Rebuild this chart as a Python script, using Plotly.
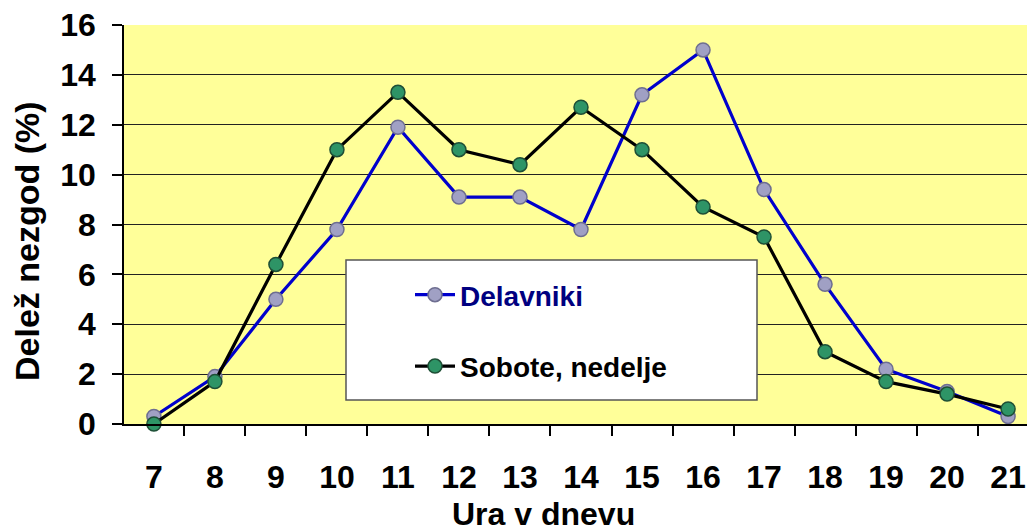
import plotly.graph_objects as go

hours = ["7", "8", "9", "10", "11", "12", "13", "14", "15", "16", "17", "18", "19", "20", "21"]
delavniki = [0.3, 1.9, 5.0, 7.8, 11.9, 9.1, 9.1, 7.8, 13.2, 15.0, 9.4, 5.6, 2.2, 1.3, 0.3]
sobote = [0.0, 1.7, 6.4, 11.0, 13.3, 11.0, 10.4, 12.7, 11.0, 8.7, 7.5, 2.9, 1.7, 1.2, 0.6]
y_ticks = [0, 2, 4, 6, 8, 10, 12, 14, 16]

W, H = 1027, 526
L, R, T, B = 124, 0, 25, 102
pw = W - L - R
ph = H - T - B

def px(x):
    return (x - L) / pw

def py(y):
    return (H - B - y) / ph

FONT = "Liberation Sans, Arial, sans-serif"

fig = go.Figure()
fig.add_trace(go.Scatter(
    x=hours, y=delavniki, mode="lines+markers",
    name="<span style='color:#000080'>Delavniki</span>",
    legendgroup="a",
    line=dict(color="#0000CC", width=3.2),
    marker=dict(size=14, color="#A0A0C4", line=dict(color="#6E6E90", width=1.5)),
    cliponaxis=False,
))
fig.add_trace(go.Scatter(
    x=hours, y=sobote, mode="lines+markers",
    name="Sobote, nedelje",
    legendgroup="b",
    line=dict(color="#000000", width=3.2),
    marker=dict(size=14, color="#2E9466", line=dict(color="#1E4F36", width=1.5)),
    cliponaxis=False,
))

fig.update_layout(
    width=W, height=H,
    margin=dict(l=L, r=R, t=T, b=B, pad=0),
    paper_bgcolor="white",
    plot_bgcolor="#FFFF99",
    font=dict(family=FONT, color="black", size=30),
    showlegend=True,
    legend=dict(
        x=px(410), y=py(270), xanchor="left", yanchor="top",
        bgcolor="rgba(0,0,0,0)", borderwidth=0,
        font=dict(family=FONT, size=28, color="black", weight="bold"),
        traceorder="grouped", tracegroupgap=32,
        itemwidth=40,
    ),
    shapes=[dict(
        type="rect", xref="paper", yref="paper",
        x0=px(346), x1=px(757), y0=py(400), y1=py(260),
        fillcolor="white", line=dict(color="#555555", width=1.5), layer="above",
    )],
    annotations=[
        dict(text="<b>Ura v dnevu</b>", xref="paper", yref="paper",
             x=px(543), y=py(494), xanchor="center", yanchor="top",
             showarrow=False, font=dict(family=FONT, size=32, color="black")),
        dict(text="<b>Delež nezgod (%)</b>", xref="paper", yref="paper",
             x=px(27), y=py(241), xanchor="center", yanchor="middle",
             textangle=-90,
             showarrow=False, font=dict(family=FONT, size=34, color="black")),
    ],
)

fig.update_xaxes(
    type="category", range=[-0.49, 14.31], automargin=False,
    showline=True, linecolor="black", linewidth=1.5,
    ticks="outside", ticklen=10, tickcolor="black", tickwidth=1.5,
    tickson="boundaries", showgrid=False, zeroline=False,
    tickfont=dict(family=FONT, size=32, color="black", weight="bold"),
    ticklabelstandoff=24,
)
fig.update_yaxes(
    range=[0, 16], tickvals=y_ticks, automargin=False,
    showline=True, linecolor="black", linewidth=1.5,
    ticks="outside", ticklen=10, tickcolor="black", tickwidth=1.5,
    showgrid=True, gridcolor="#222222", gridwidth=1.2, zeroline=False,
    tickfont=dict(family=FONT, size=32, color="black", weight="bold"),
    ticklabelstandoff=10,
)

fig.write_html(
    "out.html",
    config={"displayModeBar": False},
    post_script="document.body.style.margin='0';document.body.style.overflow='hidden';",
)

+ + +

Return, unchanged, the lines from the first line of the material through the line that holds "return (H - B - y) / ph", inclusive, omitting pictures.

Exercise output -
Rebuild this chart as a Python script, using Plotly.
import plotly.graph_objects as go

hours = ["7", "8", "9", "10", "11", "12", "13", "14", "15", "16", "17", "18", "19", "20", "21"]
delavniki = [0.3, 1.9, 5.0, 7.8, 11.9, 9.1, 9.1, 7.8, 13.2, 15.0, 9.4, 5.6, 2.2, 1.3, 0.3]
sobote = [0.0, 1.7, 6.4, 11.0, 13.3, 11.0, 10.4, 12.7, 11.0, 8.7, 7.5, 2.9, 1.7, 1.2, 0.6]
y_ticks = [0, 2, 4, 6, 8, 10, 12, 14, 16]

W, H = 1027, 526
L, R, T, B = 124, 0, 25, 102
pw = W - L - R
ph = H - T - B

def px(x):
    return (x - L) / pw

def py(y):
    return (H - B - y) / ph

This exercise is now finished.